Quali sono state le motivazioni che hanno generato questo filmato?
«Il film nasce da un mio progetto di libro dedicato a Tomas Milian. Sono andato a trovarlo nella sua Miami, a gennaio del 2013, per fargli una lunga intervista. Ero affascinato dalla sua vita rapsodica, oscillante spesso tra il grottesco e il sublime, e dalla sua brutale sincerità. Gli ho mostrato un mio documentario, dedicato al culto di Rodolfo Valentino nella sua Castellaneta, paesino pugliese che gli diede i natali, ala fine dell’800. Tomas è rimasto affascinato: lo interessava il mio discorso sulle varie ambivalenze del mito, sul concetto di maschera sul rapporto di culto che un attore amato instaura col pubblico. Da lì abbiamo deciso di lavorare insieme. Ho pensato che, per fare un ritratto inedito, non si potesse che tornare nella sua Cuba, nel luogo originario. Mi ero reso conto che la parola di Tomas, il suo logos, ruota esclusivamente intorno alla tessitura orale del racconto di se, cesellata nei decenni. Il mondo è puro fondale, per lui. I suoi mirabolanti racconti orali partono sempre dall’infanzia negata degli anni cubani. Ero curioso di assistere al cortocircuito che poteva creare in lui essere filmato (l’unico modo di vivere, secondo a sua particolare percezione dell’esistenza) in quella Havana lasciata sessant’anni prima».

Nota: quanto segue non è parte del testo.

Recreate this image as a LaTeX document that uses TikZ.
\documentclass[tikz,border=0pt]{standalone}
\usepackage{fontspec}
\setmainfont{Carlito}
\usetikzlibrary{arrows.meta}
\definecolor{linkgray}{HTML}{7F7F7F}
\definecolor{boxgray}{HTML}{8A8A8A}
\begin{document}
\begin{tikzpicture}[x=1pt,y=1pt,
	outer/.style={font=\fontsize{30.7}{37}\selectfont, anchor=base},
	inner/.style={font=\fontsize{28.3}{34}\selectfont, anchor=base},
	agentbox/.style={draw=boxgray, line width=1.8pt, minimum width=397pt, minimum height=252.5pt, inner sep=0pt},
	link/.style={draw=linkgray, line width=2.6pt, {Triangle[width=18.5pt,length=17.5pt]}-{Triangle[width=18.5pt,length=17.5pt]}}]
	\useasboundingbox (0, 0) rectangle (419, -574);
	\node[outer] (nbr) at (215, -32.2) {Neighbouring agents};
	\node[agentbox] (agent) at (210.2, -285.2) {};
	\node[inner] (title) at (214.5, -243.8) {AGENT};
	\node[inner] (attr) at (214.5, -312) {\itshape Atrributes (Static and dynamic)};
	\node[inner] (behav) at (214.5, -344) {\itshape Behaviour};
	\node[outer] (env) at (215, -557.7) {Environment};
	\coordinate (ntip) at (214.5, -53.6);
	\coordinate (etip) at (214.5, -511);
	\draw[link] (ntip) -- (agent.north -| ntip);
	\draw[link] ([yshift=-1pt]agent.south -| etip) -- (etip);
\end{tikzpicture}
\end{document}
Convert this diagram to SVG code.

Si tratta di un progetto ben curato in tutti i particolari o ci sono stati “momenti” che si sono creati da soli, da coincidenze, casualità, imprevisti?
«Molte scelte sono state effettuate in loco. Me le ha dettate il caso, le intuizioni del momento. Alcune mi sembrano molto riuscite, come l’ingresso in un rito di Santeria e il passaggio per il cimitero».
Ci sono stati momenti in cui la ripresa stessa nel male ha visto il bene?
«Il male e il bene, se si è sinceri, coesistono sempre nella vita e nell’inquadratura. L’ipocrisia, quella davvero maligna, è il non mostrarli. La brutale sincerità di Tomas, la sintonia che si è creata tra di noi, ci ha messi al riparo da questo rischio. Almeno credo».